We were curious to find out how the growing season is stretched into the coldest months. Tom Paduano, co-owner with his wife, Sarah Rider, gave us the grand tour. Many of the vegetables associated with colder months, such as carrots, turnips, parsnips, can stay in the ground into December. Tom notes that they actually sweeten as the weather cools and the starch turns to sugar. Storage facilities are used for vegetables once harvested. Sweet potatoes, for example, are kept in “warm storage” (about 50℉). Carrots, onions and eggs go into cold storage, and the freezer holds summer’s tomatoes and peppers, frozen whole for cooking throughout the winter.
 Warm storage
Cold storage
 Field-to-Co-op-box packing area
But storage is only part of the story—growing continues through the winter in “high tunnels,” hoop and plastic structures that protect plants from the weather. Some of the tunnels are permanent. Here are two, the first with the last of summer’s cherry tomatoes and the second recently seeded with turnips:

Planting in tunnels is done in succession to keep the produce coming. Soil in the tunnels is not tilled; weeds are kept down with plastic and the heat generated from compost. When the roof plastic in the permanent tunnels needs to be replaced every 6 years or so, the soil is left open for a season to let rainwater wash away the buildup of salts from both well water irrigation and fertilizer. Not all growing tunnels on the farm are permanent.
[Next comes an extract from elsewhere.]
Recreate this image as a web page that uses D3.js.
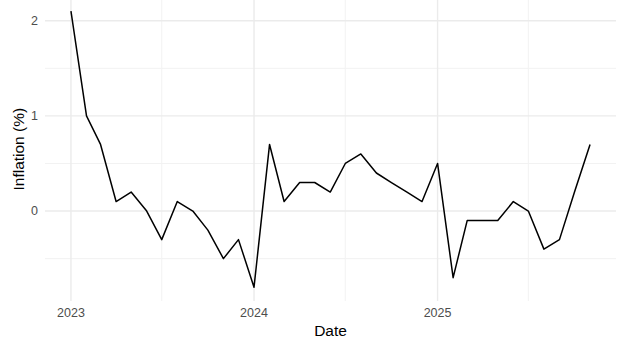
<!DOCTYPE html>
<html>
<head>
<meta charset="utf-8">
<script src="https://cdn.jsdelivr.net/npm/d3@7"></script>
<style>
  body { margin: 0; background: #fff; }
  svg { display: block; font-family: "Liberation Sans", Arial, sans-serif; }
</style>
</head>
<body>
<div id="chart"></div>
<script>
// Monthly inflation, Jan 2023 .. Nov 2025
const months = [
  '2023-01', '2023-02', '2023-03', '2023-04', '2023-05', '2023-06',
  '2023-07', '2023-08', '2023-09', '2023-10', '2023-11', '2023-12',
  '2024-01', '2024-02', '2024-03', '2024-04', '2024-05', '2024-06',
  '2024-07', '2024-08', '2024-09', '2024-10', '2024-11', '2024-12',
  '2025-01', '2025-02', '2025-03', '2025-04', '2025-05', '2025-06',
  '2025-07', '2025-08', '2025-09', '2025-10', '2025-11'
];
const inflation = [
  2.1, 1.0, 0.7, 0.1, 0.2, 0.0, -0.3, 0.1, 0.0, -0.2, -0.5, -0.3,
  -0.8, 0.7, 0.1, 0.3, 0.3, 0.2, 0.5, 0.6, 0.4, 0.3, 0.2, 0.1,
  0.5, -0.7, -0.1, -0.1, -0.1, 0.1, 0.0, -0.4, -0.3, 0.2, 0.7
];
const yMajor = [0, 1, 2];
const yMinor = [-0.5, 0.5, 1.5];
const xMajorYears = ['2023', '2024', '2025'];
const xMinorDates = ['2023-07-01', '2024-07-01', '2025-07-01'];

const width = 621, height = 347;
const parse = d3.utcParse('%Y-%m');
const data = months.map((m, i) => ({ date: parse(m), value: inflation[i] }));

// ggplot-style 5% expansion
const xExt = d3.extent(data, d => d.date);
const xPad = (xExt[1] - xExt[0]) * 0.05;
const yExt = d3.extent(data, d => d.value);
const yPad = (yExt[1] - yExt[0]) * 0.05;

const panel = { left: 45, right: 616, top: -2.6, bottom: 301 };

const x = d3.scaleUtc()
  .domain([new Date(+xExt[0] - xPad), new Date(+xExt[1] + xPad)])
  .range([panel.left, panel.right]);
const y = d3.scaleLinear()
  .domain([yExt[0] - yPad, yExt[1] + yPad])
  .range([panel.bottom, panel.top]);

const svg = d3.select('#chart').append('svg')
  .attr('width', width)
  .attr('height', height);

const grid = svg.append('g');

// minor grid
grid.selectAll('line.ymin').data(yMinor).join('line')
  .attr('x1', panel.left).attr('x2', panel.right)
  .attr('y1', d => y(d)).attr('y2', d => y(d))
  .attr('stroke', '#f2f2f2').attr('stroke-width', 1);
grid.selectAll('line.xmin').data(xMinorDates.map(d => d3.utcParse('%Y-%m-%d')(d))).join('line')
  .attr('y1', panel.top).attr('y2', panel.bottom)
  .attr('x1', d => x(d)).attr('x2', d => x(d))
  .attr('stroke', '#f2f2f2').attr('stroke-width', 1);

// major grid
grid.selectAll('line.ymaj').data(yMajor).join('line')
  .attr('x1', panel.left).attr('x2', panel.right)
  .attr('y1', d => y(d)).attr('y2', d => y(d))
  .attr('stroke', '#ebebeb').attr('stroke-width', 1.4);
const yearDates = xMajorYears.map(d => d3.utcParse('%Y')(d));
grid.selectAll('line.xmaj').data(yearDates).join('line')
  .attr('y1', panel.top).attr('y2', panel.bottom)
  .attr('x1', d => x(d)).attr('x2', d => x(d))
  .attr('stroke', '#ebebeb').attr('stroke-width', 1.4);

// line
const line = d3.line()
  .x(d => x(d.date))
  .y(d => y(d.value));

svg.append('path')
  .datum(data)
  .attr('fill', 'none')
  .attr('stroke', '#000')
  .attr('stroke-width', 1.5)
  .attr('stroke-linejoin', 'round')
  .attr('d', line);

// tick labels
svg.append('g').selectAll('text').data(yMajor).join('text')
  .attr('x', 38)
  .attr('y', d => y(d))
  .attr('dy', '0.35em')
  .attr('text-anchor', 'end')
  .attr('fill', '#4d4d4d')
  .style('font-size', '12.5px')
  .text(d => d);

svg.append('g').selectAll('text').data(yearDates).join('text')
  .attr('x', d => x(d))
  .attr('y', 313)
  .attr('dy', '0.35em')
  .attr('text-anchor', 'middle')
  .attr('fill', '#4d4d4d')
  .style('font-size', '12.5px')
  .text(d => d3.utcFormat('%Y')(d));

// axis titles
svg.append('text')
  .attr('x', (panel.left + panel.right) / 2)
  .attr('y', 331)
  .attr('dy', '0.35em')
  .attr('text-anchor', 'middle')
  .attr('fill', '#000')
  .style('font-size', '15.5px')
  .text('Date');

svg.append('text')
  .attr('transform', `translate(19,${(panel.top + panel.bottom) / 2}) rotate(-90)`)
  .attr('dy', '0.35em')
  .attr('text-anchor', 'middle')
  .attr('fill', '#000')
  .style('font-size', '15.5px')
  .text('Inflation (%)');
</script>
</body>
</html>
We watched Flying Plow’s longtime hands constructing 300-foot “caterpillar tunnels” in the fields where salad greens, spinach, radishes, etc. are grown in the colder months.
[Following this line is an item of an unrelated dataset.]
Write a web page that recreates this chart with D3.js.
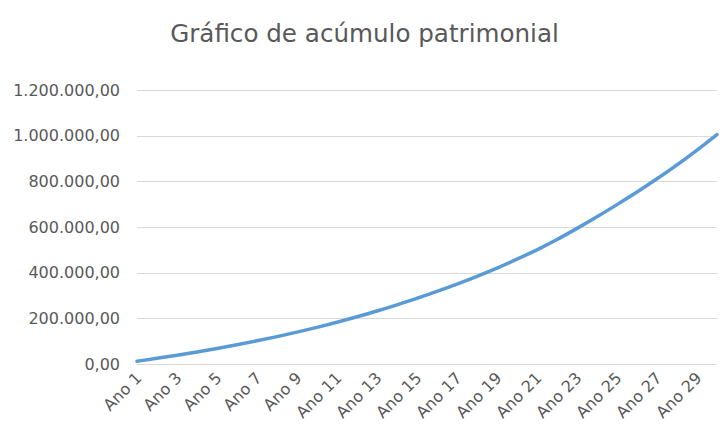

The tunnels are effective using only the sun as a heat source unless there is a prolonged freeze or too many days in succession without sun. Sometimes row covers are needed to protect the plants, and certain varieties do better than others. Head lettuce is much more vulnerable to freezing than leaf lettuce, for example. It became clear that a certain amount of babysitting is required to keep the produce viable! Walking through some of the 14 acres of growing fields (40+ more acres are used as pasture), the dedication and determination of those who choose to farm comes through. Tom is both passionate about what he grows—pulling samples for us of broccoli, broccolini, escarole, and an intriguing and tasty bok choy relative called yukina savoy—and matter of fact about the ups and downs. It isn’t an easy life, and the vagaries of markets and weather are only part of it. How fortunate we are to have found Coop partner farmers who think it’s all worth it!